__GIVEN DATA__.
════
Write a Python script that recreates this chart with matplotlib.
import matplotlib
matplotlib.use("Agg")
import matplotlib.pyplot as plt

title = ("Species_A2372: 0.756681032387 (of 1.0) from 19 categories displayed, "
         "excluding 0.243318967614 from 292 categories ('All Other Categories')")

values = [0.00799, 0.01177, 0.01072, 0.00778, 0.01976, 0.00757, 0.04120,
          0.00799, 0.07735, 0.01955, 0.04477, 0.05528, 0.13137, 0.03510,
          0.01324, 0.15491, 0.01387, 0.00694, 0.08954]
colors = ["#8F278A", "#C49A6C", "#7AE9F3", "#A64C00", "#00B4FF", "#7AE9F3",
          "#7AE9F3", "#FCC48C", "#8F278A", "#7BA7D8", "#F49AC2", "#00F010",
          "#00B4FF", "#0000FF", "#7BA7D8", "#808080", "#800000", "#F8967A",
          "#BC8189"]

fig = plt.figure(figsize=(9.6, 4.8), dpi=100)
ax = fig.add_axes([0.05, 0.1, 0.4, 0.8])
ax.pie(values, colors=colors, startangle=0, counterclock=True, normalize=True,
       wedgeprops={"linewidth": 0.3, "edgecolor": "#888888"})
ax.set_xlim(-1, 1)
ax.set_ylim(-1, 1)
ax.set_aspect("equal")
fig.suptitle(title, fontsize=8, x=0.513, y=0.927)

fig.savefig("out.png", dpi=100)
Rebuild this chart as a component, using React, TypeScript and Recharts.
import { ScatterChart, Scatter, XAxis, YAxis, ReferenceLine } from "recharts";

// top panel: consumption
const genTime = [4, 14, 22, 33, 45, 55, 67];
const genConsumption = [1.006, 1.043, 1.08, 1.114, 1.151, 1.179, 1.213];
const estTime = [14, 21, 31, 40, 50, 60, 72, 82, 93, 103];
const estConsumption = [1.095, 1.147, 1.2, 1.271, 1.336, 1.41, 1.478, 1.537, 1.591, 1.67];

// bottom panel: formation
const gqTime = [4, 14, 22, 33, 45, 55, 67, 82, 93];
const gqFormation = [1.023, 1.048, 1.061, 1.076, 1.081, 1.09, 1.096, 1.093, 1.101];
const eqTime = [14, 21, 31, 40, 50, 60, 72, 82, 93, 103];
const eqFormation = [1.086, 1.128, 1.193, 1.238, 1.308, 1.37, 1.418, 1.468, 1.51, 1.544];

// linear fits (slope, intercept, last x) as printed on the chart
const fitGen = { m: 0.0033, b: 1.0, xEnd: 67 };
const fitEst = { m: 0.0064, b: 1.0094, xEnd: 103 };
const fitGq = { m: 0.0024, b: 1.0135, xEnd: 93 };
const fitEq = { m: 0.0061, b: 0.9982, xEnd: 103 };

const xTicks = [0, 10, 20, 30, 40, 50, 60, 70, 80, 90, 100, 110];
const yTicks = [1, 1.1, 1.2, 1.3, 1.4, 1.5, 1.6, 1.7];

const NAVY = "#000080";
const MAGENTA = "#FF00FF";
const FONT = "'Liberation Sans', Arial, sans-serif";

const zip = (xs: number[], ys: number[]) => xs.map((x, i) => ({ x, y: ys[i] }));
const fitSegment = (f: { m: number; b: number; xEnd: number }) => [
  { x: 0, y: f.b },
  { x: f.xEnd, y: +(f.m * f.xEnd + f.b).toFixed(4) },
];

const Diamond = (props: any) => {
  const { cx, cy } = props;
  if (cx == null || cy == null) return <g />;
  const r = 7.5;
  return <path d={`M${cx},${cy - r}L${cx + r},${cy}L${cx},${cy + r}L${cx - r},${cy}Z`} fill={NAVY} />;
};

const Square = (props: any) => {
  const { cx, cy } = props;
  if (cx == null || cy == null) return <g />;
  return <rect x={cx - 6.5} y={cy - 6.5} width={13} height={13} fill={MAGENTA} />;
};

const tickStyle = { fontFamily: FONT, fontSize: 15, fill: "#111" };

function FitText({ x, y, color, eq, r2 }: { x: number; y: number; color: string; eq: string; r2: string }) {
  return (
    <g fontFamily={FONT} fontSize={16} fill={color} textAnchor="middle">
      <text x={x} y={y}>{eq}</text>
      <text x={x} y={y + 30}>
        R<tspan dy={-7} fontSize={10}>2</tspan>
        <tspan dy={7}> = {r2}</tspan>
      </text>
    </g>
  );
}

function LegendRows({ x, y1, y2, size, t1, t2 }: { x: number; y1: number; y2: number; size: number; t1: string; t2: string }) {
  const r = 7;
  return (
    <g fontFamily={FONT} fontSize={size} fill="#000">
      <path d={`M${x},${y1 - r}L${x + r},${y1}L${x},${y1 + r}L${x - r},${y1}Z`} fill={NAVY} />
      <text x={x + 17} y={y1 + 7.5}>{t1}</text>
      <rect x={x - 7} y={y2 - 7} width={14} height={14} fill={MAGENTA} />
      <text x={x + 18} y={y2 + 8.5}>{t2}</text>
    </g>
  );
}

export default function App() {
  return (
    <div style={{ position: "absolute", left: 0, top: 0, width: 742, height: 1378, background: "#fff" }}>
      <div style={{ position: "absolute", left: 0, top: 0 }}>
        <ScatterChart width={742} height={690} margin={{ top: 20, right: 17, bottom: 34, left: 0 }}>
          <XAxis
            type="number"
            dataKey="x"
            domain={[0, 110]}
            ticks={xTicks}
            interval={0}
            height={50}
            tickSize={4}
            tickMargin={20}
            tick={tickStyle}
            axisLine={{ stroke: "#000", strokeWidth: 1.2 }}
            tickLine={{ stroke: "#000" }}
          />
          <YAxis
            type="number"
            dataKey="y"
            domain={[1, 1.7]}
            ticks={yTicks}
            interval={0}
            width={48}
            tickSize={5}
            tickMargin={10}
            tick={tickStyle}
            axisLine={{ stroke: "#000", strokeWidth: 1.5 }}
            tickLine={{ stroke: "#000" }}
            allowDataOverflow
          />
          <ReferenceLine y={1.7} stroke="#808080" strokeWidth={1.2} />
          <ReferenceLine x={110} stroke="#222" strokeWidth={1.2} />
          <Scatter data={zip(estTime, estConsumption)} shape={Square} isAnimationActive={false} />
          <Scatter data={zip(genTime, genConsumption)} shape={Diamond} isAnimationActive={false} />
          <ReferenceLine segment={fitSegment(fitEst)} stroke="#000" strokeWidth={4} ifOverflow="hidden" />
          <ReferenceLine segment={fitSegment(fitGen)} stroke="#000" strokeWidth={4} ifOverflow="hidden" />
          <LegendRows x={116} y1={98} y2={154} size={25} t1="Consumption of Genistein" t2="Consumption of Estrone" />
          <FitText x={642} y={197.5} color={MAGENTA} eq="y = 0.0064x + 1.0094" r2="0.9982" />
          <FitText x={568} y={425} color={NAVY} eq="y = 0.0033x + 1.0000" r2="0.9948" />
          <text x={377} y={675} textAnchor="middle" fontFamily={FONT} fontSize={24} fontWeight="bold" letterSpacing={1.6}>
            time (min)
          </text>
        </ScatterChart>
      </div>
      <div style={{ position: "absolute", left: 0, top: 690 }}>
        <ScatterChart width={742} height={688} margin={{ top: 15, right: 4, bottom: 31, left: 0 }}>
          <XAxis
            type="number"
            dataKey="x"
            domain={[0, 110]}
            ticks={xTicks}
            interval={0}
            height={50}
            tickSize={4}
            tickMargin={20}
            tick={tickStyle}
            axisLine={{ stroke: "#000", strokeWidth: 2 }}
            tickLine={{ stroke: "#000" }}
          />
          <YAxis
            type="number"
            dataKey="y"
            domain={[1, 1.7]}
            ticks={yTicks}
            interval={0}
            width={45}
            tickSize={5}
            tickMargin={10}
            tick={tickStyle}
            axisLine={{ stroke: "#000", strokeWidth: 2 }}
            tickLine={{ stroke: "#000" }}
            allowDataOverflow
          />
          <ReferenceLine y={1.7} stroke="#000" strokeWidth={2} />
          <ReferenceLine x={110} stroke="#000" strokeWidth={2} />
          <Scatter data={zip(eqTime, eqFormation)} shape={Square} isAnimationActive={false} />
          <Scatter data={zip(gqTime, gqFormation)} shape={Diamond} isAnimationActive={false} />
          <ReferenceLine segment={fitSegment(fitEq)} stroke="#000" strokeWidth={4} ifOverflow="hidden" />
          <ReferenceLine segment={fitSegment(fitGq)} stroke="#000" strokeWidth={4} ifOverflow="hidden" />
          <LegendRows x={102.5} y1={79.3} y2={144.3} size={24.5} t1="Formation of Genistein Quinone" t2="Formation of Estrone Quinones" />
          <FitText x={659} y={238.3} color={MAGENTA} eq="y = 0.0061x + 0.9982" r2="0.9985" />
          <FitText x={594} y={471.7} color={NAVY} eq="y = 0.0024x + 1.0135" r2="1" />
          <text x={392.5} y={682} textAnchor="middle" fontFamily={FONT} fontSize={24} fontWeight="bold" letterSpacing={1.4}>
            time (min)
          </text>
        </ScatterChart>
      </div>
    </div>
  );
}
════
__GOAL OF THE EXERCISE__. Report how many lines in the records hold the word "this", giving the number and nothing else.

__CORRECT RESULT__. 2